Cash Flow Statement
A Cash Flow Statement is a financial report that provides a summary of the cash and cash equivalents entering and leaving a company during a specific period. It reflects the company’s liquidity and ability to generate cash to fund operations, pay debts, and invest in future growth.
Purpose of Cash Flow Statement
- To assess the ability of a company to generate future cash flows
- To evaluate the company's ability to meet its financial obligations
- To determine how a company finances its operations and growth
- To understand cash movements from operating, investing, and financing activities
Components of a Cash Flow Statement
1. Operating Activities
Cash flows related to the core business operations such as:
- Cash receipts from sales of goods and services
- Payments to suppliers and employees
- Interest and income tax payments
2. Investing Activities
Cash flows from acquisition or disposal of long-term assets:
- Purchase or sale of property, plant, and equipment (PPE)
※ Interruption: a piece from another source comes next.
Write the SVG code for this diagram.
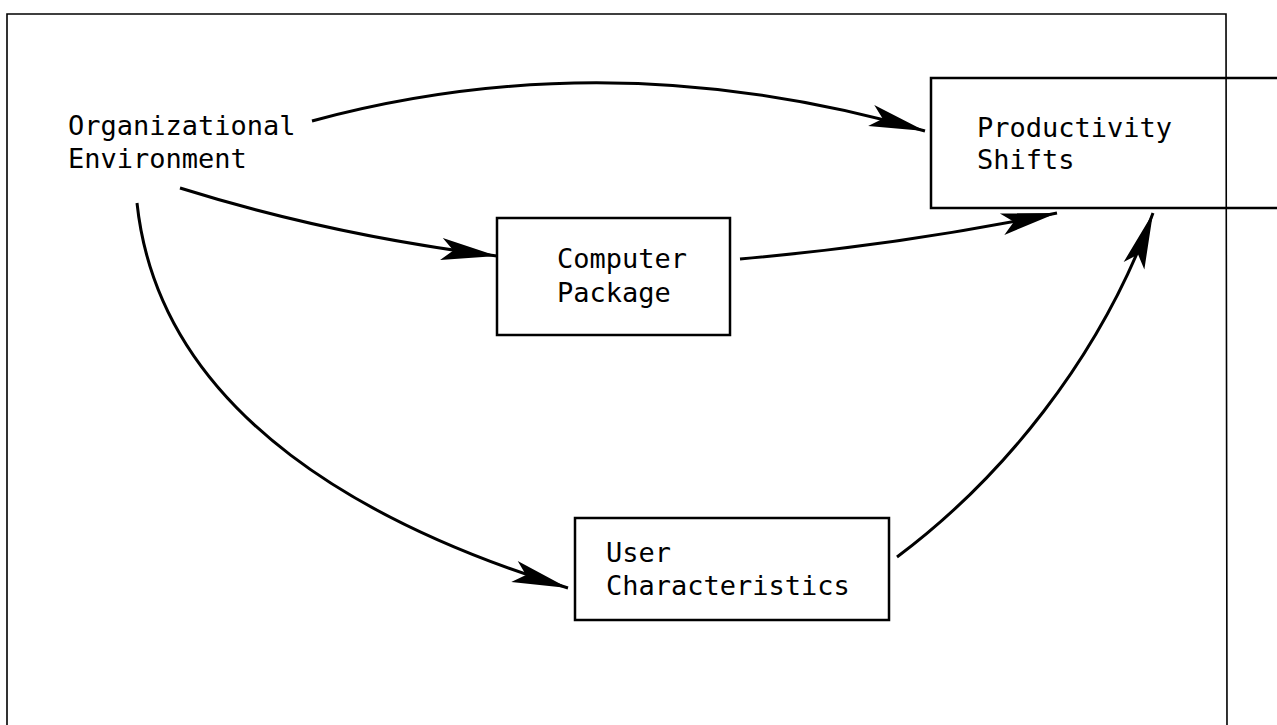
<svg xmlns="http://www.w3.org/2000/svg" width="1277" height="725" viewBox="0 0 1277 725">
<style>
.lbl{font-family:"DejaVu Sans Mono","Liberation Mono",monospace;font-size:27px;fill:#000}
.box{fill:none;stroke:#000;stroke-width:2.5}
.frame{fill:none;stroke:#000;stroke-width:1.6}
.conn{fill:none;stroke:#000;stroke-width:3;marker-end:url(#ah)}
</style>
<defs>
<marker id="ah" markerUnits="userSpaceOnUse" markerWidth="70" markerHeight="40" viewBox="-60 -20 70 40" refX="0" refY="0" orient="auto">
<path d="M0,0 L-56,-11 L-44,0 L-56,11 Z" fill="#000"/>
</marker>
</defs>
<rect width="1277" height="725" fill="#fff"/>
<g id="frame">
<path class="frame" d="M7,725 L7,14 L1226,14 L1227,725"/>
</g>
<g id="organizational-environment">
<text class="lbl" x="68" y="135">Organizational</text>
<text class="lbl" x="68" y="168">Environment</text>
</g>
<g id="productivity-shifts">
<path class="box" d="M1277,78 L931,78 L931,208 L1277,208"/>
<text class="lbl" x="977" y="137">Productivity</text>
<text class="lbl" x="977" y="169">Shifts</text>
</g>
<g id="computer-package">
<rect class="box" x="497" y="218" width="233" height="117"/>
<text class="lbl" x="557" y="268">Computer</text>
<text class="lbl" x="557" y="302">Package</text>
</g>
<g id="user-characteristics">
<rect class="box" x="575" y="518" width="314" height="102"/>
<text class="lbl" x="606" y="562">User</text>
<text class="lbl" x="606" y="595">Characteristics</text>
</g>
<g id="connectors">
<path class="conn" d="M312,121 Q610,40 925,131"/>
<path class="conn" d="M180,188 Q330,235 497,256"/>
<path class="conn" d="M740,259 Q900,245 1057,213"/>
<path class="conn" d="M137,203 C160,420 380,530 568,588"/>
<path class="conn" d="M897,557 C1000,480 1100,360 1153,213"/>
</g>
</svg>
- Investments in securities
- Loans made or received
3. Financing Activities
Cash flows that result in changes in the size and composition of equity and borrowings:
- Issuance or repurchase of shares
- Proceeds from loans or repayment of borrowings
- Dividend payments
Importance of Cash Flow Statement
- Helps investors assess a firm’s financial health and liquidity
- Reveals how a company manages its cash in daily operations
- Assists lenders in evaluating creditworthiness
- Supports internal management decisions related to cash control and budgeting
Cash Flow vs. Profit
While profit shows the overall financial performance (revenue - expenses), cash flow reflects the real cash position of a business. A company can be profitable yet face liquidity issues if cash flow is poor.
Conclusion
The cash flow statement is an essential tool in financial analysis. Along with the income statement and balance sheet, it gives a comprehensive view of a company's financial stability.